Collected material:
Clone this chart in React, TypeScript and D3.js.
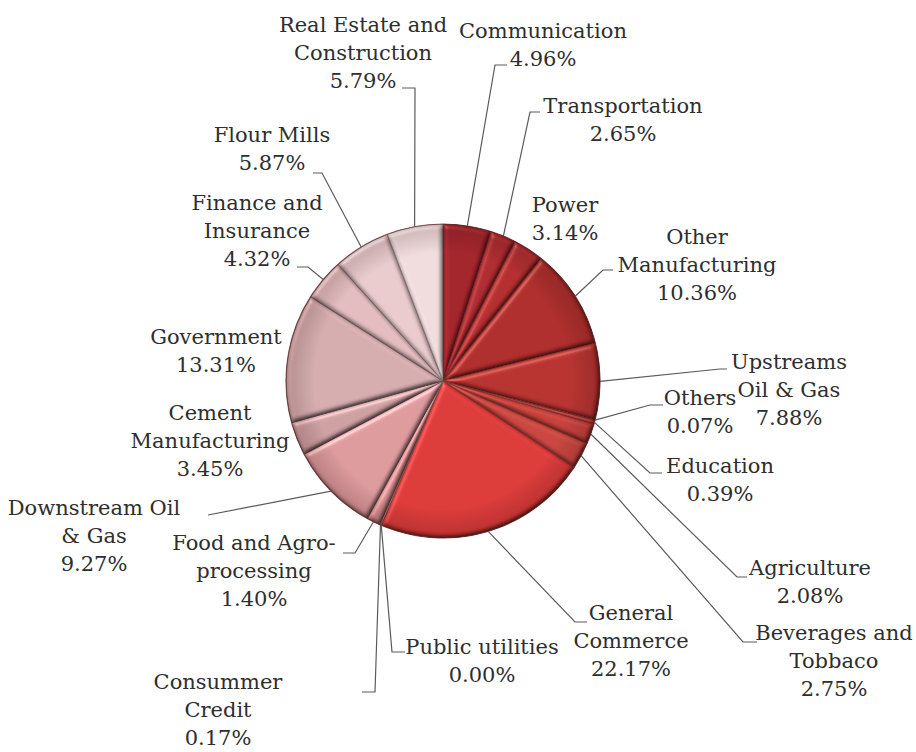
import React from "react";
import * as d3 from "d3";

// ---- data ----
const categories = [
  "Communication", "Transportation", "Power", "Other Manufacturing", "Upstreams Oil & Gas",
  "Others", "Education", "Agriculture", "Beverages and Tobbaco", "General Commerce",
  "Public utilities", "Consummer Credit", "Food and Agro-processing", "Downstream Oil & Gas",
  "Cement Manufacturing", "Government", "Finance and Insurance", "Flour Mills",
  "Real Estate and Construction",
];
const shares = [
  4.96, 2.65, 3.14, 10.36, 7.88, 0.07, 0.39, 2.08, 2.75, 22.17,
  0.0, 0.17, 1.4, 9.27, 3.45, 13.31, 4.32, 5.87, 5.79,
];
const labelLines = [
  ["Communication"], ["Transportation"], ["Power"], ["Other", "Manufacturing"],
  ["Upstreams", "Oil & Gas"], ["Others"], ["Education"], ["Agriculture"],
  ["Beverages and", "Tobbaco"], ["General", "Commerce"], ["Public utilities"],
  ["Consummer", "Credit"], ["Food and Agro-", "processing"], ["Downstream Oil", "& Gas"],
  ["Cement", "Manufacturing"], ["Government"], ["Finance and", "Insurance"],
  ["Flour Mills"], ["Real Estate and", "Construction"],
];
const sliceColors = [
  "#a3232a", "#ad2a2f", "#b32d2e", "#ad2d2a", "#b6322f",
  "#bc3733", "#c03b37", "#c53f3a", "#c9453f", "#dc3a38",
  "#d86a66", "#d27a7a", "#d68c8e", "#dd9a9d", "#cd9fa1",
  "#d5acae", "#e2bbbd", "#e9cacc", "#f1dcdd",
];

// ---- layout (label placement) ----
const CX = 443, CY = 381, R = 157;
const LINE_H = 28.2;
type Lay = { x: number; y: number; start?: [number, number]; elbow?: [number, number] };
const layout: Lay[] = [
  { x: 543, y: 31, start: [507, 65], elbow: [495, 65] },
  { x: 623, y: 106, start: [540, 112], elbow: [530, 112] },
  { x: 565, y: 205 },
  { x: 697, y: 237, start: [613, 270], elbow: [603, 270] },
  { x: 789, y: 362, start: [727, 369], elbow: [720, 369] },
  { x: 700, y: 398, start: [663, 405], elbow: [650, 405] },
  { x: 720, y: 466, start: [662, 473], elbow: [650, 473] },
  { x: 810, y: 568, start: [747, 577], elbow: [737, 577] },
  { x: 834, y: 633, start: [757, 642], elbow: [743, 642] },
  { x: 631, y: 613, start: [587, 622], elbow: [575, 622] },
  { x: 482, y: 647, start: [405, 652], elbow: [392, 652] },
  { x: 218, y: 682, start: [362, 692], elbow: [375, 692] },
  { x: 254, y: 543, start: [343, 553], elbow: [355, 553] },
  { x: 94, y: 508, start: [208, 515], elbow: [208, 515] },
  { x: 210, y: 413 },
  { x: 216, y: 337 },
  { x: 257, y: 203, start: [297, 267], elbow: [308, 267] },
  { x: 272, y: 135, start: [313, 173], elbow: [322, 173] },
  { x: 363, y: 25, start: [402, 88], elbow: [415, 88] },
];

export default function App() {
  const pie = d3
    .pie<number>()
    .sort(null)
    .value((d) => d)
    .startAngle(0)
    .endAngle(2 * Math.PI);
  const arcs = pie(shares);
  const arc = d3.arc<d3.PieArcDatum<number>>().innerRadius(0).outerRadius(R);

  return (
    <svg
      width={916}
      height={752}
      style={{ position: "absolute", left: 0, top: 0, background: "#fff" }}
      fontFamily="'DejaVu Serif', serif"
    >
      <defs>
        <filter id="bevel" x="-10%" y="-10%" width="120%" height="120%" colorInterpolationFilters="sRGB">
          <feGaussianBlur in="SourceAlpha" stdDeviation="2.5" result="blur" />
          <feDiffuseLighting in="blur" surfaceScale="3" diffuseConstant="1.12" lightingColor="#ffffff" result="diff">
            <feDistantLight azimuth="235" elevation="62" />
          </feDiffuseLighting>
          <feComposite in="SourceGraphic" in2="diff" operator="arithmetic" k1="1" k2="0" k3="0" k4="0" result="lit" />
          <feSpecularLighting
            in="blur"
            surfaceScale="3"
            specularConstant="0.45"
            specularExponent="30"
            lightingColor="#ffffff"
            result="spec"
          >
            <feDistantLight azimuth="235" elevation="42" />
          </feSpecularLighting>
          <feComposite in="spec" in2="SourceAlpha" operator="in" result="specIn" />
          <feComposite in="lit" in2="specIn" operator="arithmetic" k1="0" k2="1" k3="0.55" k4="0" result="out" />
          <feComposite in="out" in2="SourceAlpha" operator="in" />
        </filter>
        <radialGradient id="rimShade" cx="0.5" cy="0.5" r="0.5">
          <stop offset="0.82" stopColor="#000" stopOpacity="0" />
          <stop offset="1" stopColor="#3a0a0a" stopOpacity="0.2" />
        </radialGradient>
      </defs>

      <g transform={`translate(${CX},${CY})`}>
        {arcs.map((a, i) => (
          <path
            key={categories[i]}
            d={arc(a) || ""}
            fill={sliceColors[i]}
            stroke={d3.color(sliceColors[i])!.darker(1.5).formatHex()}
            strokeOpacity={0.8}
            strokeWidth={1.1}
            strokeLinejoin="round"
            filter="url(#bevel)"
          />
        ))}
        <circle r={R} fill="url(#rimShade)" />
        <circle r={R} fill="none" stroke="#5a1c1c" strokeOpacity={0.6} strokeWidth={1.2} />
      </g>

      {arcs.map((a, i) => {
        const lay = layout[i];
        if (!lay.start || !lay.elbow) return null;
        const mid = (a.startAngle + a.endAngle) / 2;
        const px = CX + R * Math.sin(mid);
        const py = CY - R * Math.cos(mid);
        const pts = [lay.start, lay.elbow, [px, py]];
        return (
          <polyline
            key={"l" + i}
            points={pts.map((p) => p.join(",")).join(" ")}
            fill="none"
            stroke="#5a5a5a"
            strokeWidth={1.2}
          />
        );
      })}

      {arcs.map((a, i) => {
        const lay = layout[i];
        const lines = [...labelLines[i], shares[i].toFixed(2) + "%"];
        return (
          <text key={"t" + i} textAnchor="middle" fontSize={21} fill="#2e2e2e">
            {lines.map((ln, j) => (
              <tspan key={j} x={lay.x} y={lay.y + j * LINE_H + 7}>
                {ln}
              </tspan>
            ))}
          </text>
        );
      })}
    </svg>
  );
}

Job:
Where a line holds "React", copy that line.

Task solution:
Clone this chart in React, TypeScript and D3.js.
import React from "react";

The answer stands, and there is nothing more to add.